─── Given material ───
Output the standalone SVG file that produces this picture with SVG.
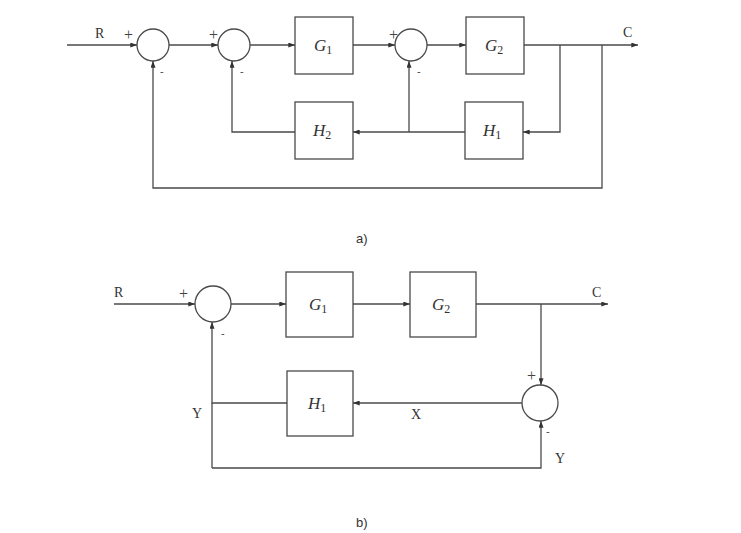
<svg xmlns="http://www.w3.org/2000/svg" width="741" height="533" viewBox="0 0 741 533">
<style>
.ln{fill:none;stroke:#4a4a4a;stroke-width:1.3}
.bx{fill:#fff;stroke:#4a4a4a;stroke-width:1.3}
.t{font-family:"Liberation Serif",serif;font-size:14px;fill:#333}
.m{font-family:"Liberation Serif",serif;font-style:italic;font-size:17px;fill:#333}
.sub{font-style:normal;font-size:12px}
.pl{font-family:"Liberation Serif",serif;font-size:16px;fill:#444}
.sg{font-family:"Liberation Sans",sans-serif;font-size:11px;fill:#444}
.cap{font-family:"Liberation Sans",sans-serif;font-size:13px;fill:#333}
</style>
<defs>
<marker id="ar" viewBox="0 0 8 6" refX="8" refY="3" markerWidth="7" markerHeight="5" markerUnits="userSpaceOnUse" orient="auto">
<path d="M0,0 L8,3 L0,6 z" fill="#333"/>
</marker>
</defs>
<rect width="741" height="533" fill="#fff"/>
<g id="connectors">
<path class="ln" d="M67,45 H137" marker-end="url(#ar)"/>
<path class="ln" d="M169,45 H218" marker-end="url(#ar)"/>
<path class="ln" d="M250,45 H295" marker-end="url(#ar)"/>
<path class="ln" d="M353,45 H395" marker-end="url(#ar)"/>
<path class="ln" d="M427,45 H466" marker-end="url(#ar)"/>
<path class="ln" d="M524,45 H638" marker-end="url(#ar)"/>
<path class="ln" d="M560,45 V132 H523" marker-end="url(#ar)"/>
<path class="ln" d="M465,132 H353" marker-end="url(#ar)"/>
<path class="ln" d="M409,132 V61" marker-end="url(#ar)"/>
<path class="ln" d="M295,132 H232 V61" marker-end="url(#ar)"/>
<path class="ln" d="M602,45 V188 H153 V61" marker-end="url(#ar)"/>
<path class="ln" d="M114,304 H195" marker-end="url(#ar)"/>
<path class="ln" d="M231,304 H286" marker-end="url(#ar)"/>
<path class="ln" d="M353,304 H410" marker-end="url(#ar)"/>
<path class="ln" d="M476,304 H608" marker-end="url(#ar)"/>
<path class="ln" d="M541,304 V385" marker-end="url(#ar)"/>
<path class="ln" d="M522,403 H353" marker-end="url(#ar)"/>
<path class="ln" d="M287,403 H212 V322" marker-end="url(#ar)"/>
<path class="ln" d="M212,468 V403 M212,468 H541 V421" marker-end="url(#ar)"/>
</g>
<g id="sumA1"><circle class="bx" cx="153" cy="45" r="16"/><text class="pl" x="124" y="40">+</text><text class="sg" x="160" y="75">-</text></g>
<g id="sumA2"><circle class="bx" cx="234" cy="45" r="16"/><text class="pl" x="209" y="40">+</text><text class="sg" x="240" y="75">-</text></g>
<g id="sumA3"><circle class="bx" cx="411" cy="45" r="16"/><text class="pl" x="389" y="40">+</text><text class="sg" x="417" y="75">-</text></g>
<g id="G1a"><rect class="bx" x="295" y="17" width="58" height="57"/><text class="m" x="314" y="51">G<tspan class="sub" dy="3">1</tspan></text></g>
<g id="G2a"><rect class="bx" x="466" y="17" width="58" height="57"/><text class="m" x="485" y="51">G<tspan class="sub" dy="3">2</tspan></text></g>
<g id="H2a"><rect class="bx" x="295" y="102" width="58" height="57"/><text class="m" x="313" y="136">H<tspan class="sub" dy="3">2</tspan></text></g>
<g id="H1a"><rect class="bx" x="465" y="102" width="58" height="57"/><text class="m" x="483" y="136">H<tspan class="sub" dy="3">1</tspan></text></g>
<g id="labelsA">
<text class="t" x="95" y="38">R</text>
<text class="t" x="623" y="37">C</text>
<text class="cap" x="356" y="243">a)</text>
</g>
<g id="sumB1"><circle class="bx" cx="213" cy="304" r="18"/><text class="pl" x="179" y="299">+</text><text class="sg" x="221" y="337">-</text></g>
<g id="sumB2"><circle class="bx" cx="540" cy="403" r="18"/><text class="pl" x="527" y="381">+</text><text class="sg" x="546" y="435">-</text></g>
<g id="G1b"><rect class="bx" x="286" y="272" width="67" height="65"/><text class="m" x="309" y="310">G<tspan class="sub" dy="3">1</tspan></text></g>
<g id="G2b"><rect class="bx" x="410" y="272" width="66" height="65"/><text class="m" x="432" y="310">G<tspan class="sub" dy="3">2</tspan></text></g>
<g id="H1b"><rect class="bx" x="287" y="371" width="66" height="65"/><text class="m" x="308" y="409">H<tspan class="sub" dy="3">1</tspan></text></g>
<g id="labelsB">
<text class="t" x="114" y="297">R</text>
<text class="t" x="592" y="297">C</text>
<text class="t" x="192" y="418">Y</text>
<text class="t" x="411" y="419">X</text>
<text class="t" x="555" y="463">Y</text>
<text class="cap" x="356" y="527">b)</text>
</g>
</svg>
───
• The problem: Send back the data above word for word, with the pictures left out.

• Task solution:
Output the standalone SVG file that produces this picture with SVG.
<svg xmlns="http://www.w3.org/2000/svg" width="741" height="533" viewBox="0 0 741 533">
<style>
.ln{fill:none;stroke:#4a4a4a;stroke-width:1.3}
.bx{fill:#fff;stroke:#4a4a4a;stroke-width:1.3}
.t{font-family:"Liberation Serif",serif;font-size:14px;fill:#333}
.m{font-family:"Liberation Serif",serif;font-style:italic;font-size:17px;fill:#333}
.sub{font-style:normal;font-size:12px}
.pl{font-family:"Liberation Serif",serif;font-size:16px;fill:#444}
.sg{font-family:"Liberation Sans",sans-serif;font-size:11px;fill:#444}
.cap{font-family:"Liberation Sans",sans-serif;font-size:13px;fill:#333}
</style>
<defs>
<marker id="ar" viewBox="0 0 8 6" refX="8" refY="3" markerWidth="7" markerHeight="5" markerUnits="userSpaceOnUse" orient="auto">
<path d="M0,0 L8,3 L0,6 z" fill="#333"/>
</marker>
</defs>
<rect width="741" height="533" fill="#fff"/>
<g id="connectors">
<path class="ln" d="M67,45 H137" marker-end="url(#ar)"/>
<path class="ln" d="M169,45 H218" marker-end="url(#ar)"/>
<path class="ln" d="M250,45 H295" marker-end="url(#ar)"/>
<path class="ln" d="M353,45 H395" marker-end="url(#ar)"/>
<path class="ln" d="M427,45 H466" marker-end="url(#ar)"/>
<path class="ln" d="M524,45 H638" marker-end="url(#ar)"/>
<path class="ln" d="M560,45 V132 H523" marker-end="url(#ar)"/>
<path class="ln" d="M465,132 H353" marker-end="url(#ar)"/>
<path class="ln" d="M409,132 V61" marker-end="url(#ar)"/>
<path class="ln" d="M295,132 H232 V61" marker-end="url(#ar)"/>
<path class="ln" d="M602,45 V188 H153 V61" marker-end="url(#ar)"/>
<path class="ln" d="M114,304 H195" marker-end="url(#ar)"/>
<path class="ln" d="M231,304 H286" marker-end="url(#ar)"/>
<path class="ln" d="M353,304 H410" marker-end="url(#ar)"/>
<path class="ln" d="M476,304 H608" marker-end="url(#ar)"/>
<path class="ln" d="M541,304 V385" marker-end="url(#ar)"/>
<path class="ln" d="M522,403 H353" marker-end="url(#ar)"/>
<path class="ln" d="M287,403 H212 V322" marker-end="url(#ar)"/>
<path class="ln" d="M212,468 V403 M212,468 H541 V421" marker-end="url(#ar)"/>
</g>
<g id="sumA1"><circle class="bx" cx="153" cy="45" r="16"/><text class="pl" x="124" y="40">+</text><text class="sg" x="160" y="75">-</text></g>
<g id="sumA2"><circle class="bx" cx="234" cy="45" r="16"/><text class="pl" x="209" y="40">+</text><text class="sg" x="240" y="75">-</text></g>
<g id="sumA3"><circle class="bx" cx="411" cy="45" r="16"/><text class="pl" x="389" y="40">+</text><text class="sg" x="417" y="75">-</text></g>
<g id="G1a"><rect class="bx" x="295" y="17" width="58" height="57"/><text class="m" x="314" y="51">G<tspan class="sub" dy="3">1</tspan></text></g>
<g id="G2a"><rect class="bx" x="466" y="17" width="58" height="57"/><text class="m" x="485" y="51">G<tspan class="sub" dy="3">2</tspan></text></g>
<g id="H2a"><rect class="bx" x="295" y="102" width="58" height="57"/><text class="m" x="313" y="136">H<tspan class="sub" dy="3">2</tspan></text></g>
<g id="H1a"><rect class="bx" x="465" y="102" width="58" height="57"/><text class="m" x="483" y="136">H<tspan class="sub" dy="3">1</tspan></text></g>
<g id="labelsA">
<text class="t" x="95" y="38">R</text>
<text class="t" x="623" y="37">C</text>
<text class="cap" x="356" y="243">a)</text>
</g>
<g id="sumB1"><circle class="bx" cx="213" cy="304" r="18"/><text class="pl" x="179" y="299">+</text><text class="sg" x="221" y="337">-</text></g>
<g id="sumB2"><circle class="bx" cx="540" cy="403" r="18"/><text class="pl" x="527" y="381">+</text><text class="sg" x="546" y="435">-</text></g>
<g id="G1b"><rect class="bx" x="286" y="272" width="67" height="65"/><text class="m" x="309" y="310">G<tspan class="sub" dy="3">1</tspan></text></g>
<g id="G2b"><rect class="bx" x="410" y="272" width="66" height="65"/><text class="m" x="432" y="310">G<tspan class="sub" dy="3">2</tspan></text></g>
<g id="H1b"><rect class="bx" x="287" y="371" width="66" height="65"/><text class="m" x="308" y="409">H<tspan class="sub" dy="3">1</tspan></text></g>
<g id="labelsB">
<text class="t" x="114" y="297">R</text>
<text class="t" x="592" y="297">C</text>
<text class="t" x="192" y="418">Y</text>
<text class="t" x="411" y="419">X</text>
<text class="t" x="555" y="463">Y</text>
<text class="cap" x="356" y="527">b)</text>
</g>
</svg>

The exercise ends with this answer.